* [Dataset excerpt]:
§

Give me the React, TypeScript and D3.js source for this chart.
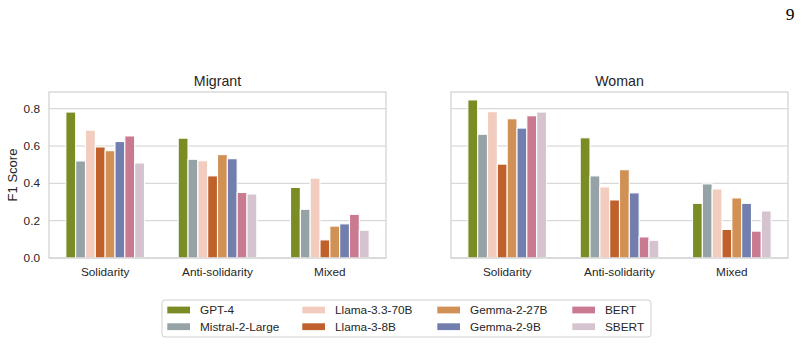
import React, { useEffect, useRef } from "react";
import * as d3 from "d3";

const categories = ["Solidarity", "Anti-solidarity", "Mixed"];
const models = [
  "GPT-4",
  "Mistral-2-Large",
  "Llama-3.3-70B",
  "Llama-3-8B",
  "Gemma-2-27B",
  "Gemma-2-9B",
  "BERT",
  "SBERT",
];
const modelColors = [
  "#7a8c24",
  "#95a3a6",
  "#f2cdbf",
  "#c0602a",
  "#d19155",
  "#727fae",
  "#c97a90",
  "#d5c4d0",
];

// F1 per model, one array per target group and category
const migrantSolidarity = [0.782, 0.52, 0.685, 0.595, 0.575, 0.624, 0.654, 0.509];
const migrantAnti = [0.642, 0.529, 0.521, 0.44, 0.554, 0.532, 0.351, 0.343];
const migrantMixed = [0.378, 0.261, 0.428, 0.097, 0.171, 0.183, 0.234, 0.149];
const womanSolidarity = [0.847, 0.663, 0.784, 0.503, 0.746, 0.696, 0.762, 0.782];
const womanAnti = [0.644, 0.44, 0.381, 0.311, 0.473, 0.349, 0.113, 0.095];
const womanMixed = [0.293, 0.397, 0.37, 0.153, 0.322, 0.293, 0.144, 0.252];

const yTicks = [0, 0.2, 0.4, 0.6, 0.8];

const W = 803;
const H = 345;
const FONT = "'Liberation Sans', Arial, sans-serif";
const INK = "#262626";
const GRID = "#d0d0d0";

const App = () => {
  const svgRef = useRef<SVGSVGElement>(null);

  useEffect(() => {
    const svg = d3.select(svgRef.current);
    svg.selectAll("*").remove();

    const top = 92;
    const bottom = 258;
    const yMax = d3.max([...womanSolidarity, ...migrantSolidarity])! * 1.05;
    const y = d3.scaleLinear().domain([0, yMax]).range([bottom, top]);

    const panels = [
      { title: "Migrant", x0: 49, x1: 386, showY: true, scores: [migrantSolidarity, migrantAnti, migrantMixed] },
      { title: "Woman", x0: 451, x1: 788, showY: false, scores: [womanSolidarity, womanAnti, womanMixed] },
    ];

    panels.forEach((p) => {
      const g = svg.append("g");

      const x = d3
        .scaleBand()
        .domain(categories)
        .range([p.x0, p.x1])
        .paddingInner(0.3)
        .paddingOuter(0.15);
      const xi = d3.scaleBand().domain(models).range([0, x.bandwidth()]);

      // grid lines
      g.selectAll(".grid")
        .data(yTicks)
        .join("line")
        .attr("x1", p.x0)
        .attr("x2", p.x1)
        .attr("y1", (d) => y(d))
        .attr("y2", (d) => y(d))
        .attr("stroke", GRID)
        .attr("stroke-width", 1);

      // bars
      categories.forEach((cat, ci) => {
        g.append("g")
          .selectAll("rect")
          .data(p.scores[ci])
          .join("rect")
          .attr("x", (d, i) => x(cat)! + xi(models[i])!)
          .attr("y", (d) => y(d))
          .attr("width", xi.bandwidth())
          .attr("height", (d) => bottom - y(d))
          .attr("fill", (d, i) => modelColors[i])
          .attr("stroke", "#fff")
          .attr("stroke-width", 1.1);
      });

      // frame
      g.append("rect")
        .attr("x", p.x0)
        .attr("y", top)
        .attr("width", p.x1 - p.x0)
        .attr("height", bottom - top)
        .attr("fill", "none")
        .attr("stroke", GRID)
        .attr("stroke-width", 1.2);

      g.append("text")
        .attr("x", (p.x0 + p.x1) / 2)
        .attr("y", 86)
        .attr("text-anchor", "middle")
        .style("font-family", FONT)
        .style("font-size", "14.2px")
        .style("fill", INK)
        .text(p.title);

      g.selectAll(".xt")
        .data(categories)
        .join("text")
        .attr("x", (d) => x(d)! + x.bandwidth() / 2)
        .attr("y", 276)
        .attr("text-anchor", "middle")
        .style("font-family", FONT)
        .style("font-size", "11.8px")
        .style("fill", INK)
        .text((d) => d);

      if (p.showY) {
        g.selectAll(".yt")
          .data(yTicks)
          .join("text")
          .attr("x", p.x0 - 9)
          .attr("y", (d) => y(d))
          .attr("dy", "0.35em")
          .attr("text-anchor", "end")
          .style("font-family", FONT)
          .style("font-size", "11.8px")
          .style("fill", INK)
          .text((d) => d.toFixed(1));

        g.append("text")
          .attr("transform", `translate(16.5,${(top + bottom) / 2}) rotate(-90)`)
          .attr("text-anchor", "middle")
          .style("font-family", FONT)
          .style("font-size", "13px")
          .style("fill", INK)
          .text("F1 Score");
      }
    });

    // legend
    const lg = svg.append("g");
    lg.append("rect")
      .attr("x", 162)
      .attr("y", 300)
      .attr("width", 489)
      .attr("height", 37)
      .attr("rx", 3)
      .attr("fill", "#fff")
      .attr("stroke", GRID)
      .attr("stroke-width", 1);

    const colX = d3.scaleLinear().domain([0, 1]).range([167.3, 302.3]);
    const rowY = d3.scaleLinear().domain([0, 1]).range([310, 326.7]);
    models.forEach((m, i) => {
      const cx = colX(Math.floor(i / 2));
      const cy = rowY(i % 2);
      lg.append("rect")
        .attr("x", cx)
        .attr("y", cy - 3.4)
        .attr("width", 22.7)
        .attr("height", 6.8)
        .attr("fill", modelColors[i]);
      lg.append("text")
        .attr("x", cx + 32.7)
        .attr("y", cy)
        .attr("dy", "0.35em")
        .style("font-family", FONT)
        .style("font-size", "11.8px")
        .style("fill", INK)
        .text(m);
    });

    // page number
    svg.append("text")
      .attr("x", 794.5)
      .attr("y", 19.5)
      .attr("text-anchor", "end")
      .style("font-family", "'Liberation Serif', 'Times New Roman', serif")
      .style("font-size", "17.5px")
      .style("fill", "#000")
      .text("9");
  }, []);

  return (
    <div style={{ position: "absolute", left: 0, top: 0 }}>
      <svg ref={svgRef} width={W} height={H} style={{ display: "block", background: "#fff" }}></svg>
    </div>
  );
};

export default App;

§

* [Work to complete]: Copy out each line word for word, please, skipping the images.

* [Written response]:
Give me the React, TypeScript and D3.js source for this chart.
import React, { useEffect, useRef } from "react";
import * as d3 from "d3";

const categories = ["Solidarity", "Anti-solidarity", "Mixed"];
const models = [
  "GPT-4",
  "Mistral-2-Large",
  "Llama-3.3-70B",
  "Llama-3-8B",
  "Gemma-2-27B",
  "Gemma-2-9B",
  "BERT",
  "SBERT",
];
const modelColors = [
  "#7a8c24",
  "#95a3a6",
  "#f2cdbf",
  "#c0602a",
  "#d19155",
  "#727fae",
  "#c97a90",
  "#d5c4d0",
];

// F1 per model, one array per target group and category
const migrantSolidarity = [0.782, 0.52, 0.685, 0.595, 0.575, 0.624, 0.654, 0.509];
const migrantAnti = [0.642, 0.529, 0.521, 0.44, 0.554, 0.532, 0.351, 0.343];
const migrantMixed = [0.378, 0.261, 0.428, 0.097, 0.171, 0.183, 0.234, 0.149];
const womanSolidarity = [0.847, 0.663, 0.784, 0.503, 0.746, 0.696, 0.762, 0.782];
const womanAnti = [0.644, 0.44, 0.381, 0.311, 0.473, 0.349, 0.113, 0.095];
const womanMixed = [0.293, 0.397, 0.37, 0.153, 0.322, 0.293, 0.144, 0.252];

const yTicks = [0, 0.2, 0.4, 0.6, 0.8];

const W = 803;
const H = 345;
const FONT = "'Liberation Sans', Arial, sans-serif";
const INK = "#262626";
const GRID = "#d0d0d0";

const App = () => {
  const svgRef = useRef<SVGSVGElement>(null);

  useEffect(() => {
    const svg = d3.select(svgRef.current);
    svg.selectAll("*").remove();

    const top = 92;
    const bottom = 258;
    const yMax = d3.max([...womanSolidarity, ...migrantSolidarity])! * 1.05;
    const y = d3.scaleLinear().domain([0, yMax]).range([bottom, top]);

    const panels = [
      { title: "Migrant", x0: 49, x1: 386, showY: true, scores: [migrantSolidarity, migrantAnti, migrantMixed] },
      { title: "Woman", x0: 451, x1: 788, showY: false, scores: [womanSolidarity, womanAnti, womanMixed] },
    ];

    panels.forEach((p) => {
      const g = svg.append("g");

      const x = d3
        .scaleBand()
        .domain(categories)
        .range([p.x0, p.x1])
        .paddingInner(0.3)
        .paddingOuter(0.15);
      const xi = d3.scaleBand().domain(models).range([0, x.bandwidth()]);

      // grid lines
      g.selectAll(".grid")
        .data(yTicks)
        .join("line")
        .attr("x1", p.x0)
        .attr("x2", p.x1)
        .attr("y1", (d) => y(d))
        .attr("y2", (d) => y(d))
        .attr("stroke", GRID)
        .attr("stroke-width", 1);

      // bars
      categories.forEach((cat, ci) => {
        g.append("g")
          .selectAll("rect")
          .data(p.scores[ci])
          .join("rect")
          .attr("x", (d, i) => x(cat)! + xi(models[i])!)
          .attr("y", (d) => y(d))
          .attr("width", xi.bandwidth())
          .attr("height", (d) => bottom - y(d))
          .attr("fill", (d, i) => modelColors[i])
          .attr("stroke", "#fff")
          .attr("stroke-width", 1.1);
      });

      // frame
      g.append("rect")
        .attr("x", p.x0)
        .attr("y", top)
        .attr("width", p.x1 - p.x0)
        .attr("height", bottom - top)
        .attr("fill", "none")
        .attr("stroke", GRID)
        .attr("stroke-width", 1.2);

      g.append("text")
        .attr("x", (p.x0 + p.x1) / 2)
        .attr("y", 86)
        .attr("text-anchor", "middle")
        .style("font-family", FONT)
        .style("font-size", "14.2px")
        .style("fill", INK)
        .text(p.title);

      g.selectAll(".xt")
        .data(categories)
        .join("text")
        .attr("x", (d) => x(d)! + x.bandwidth() / 2)
        .attr("y", 276)
        .attr("text-anchor", "middle")
        .style("font-family", FONT)
        .style("font-size", "11.8px")
        .style("fill", INK)
        .text((d) => d);

      if (p.showY) {
        g.selectAll(".yt")
          .data(yTicks)
          .join("text")
          .attr("x", p.x0 - 9)
          .attr("y", (d) => y(d))
          .attr("dy", "0.35em")
          .attr("text-anchor", "end")
          .style("font-family", FONT)
          .style("font-size", "11.8px")
          .style("fill", INK)
          .text((d) => d.toFixed(1));

        g.append("text")
          .attr("transform", `translate(16.5,${(top + bottom) / 2}) rotate(-90)`)
          .attr("text-anchor", "middle")
          .style("font-family", FONT)
          .style("font-size", "13px")
          .style("fill", INK)
          .text("F1 Score");
      }
    });

    // legend
    const lg = svg.append("g");
    lg.append("rect")
      .attr("x", 162)
      .attr("y", 300)
      .attr("width", 489)
      .attr("height", 37)
      .attr("rx", 3)
      .attr("fill", "#fff")
      .attr("stroke", GRID)
      .attr("stroke-width", 1);

    const colX = d3.scaleLinear().domain([0, 1]).range([167.3, 302.3]);
    const rowY = d3.scaleLinear().domain([0, 1]).range([310, 326.7]);
    models.forEach((m, i) => {
      const cx = colX(Math.floor(i / 2));
      const cy = rowY(i % 2);
      lg.append("rect")
        .attr("x", cx)
        .attr("y", cy - 3.4)
        .attr("width", 22.7)
        .attr("height", 6.8)
        .attr("fill", modelColors[i]);
      lg.append("text")
        .attr("x", cx + 32.7)
        .attr("y", cy)
        .attr("dy", "0.35em")
        .style("font-family", FONT)
        .style("font-size", "11.8px")
        .style("fill", INK)
        .text(m);
    });

    // page number
    svg.append("text")
      .attr("x", 794.5)
      .attr("y", 19.5)
      .attr("text-anchor", "end")
      .style("font-family", "'Liberation Serif', 'Times New Roman', serif")
      .style("font-size", "17.5px")
      .style("fill", "#000")
      .text("9");
  }, []);

  return (
    <div style={{ position: "absolute", left: 0, top: 0 }}>
      <svg ref={svgRef} width={W} height={H} style={{ display: "block", background: "#fff" }}></svg>
    </div>
  );
};

export default App;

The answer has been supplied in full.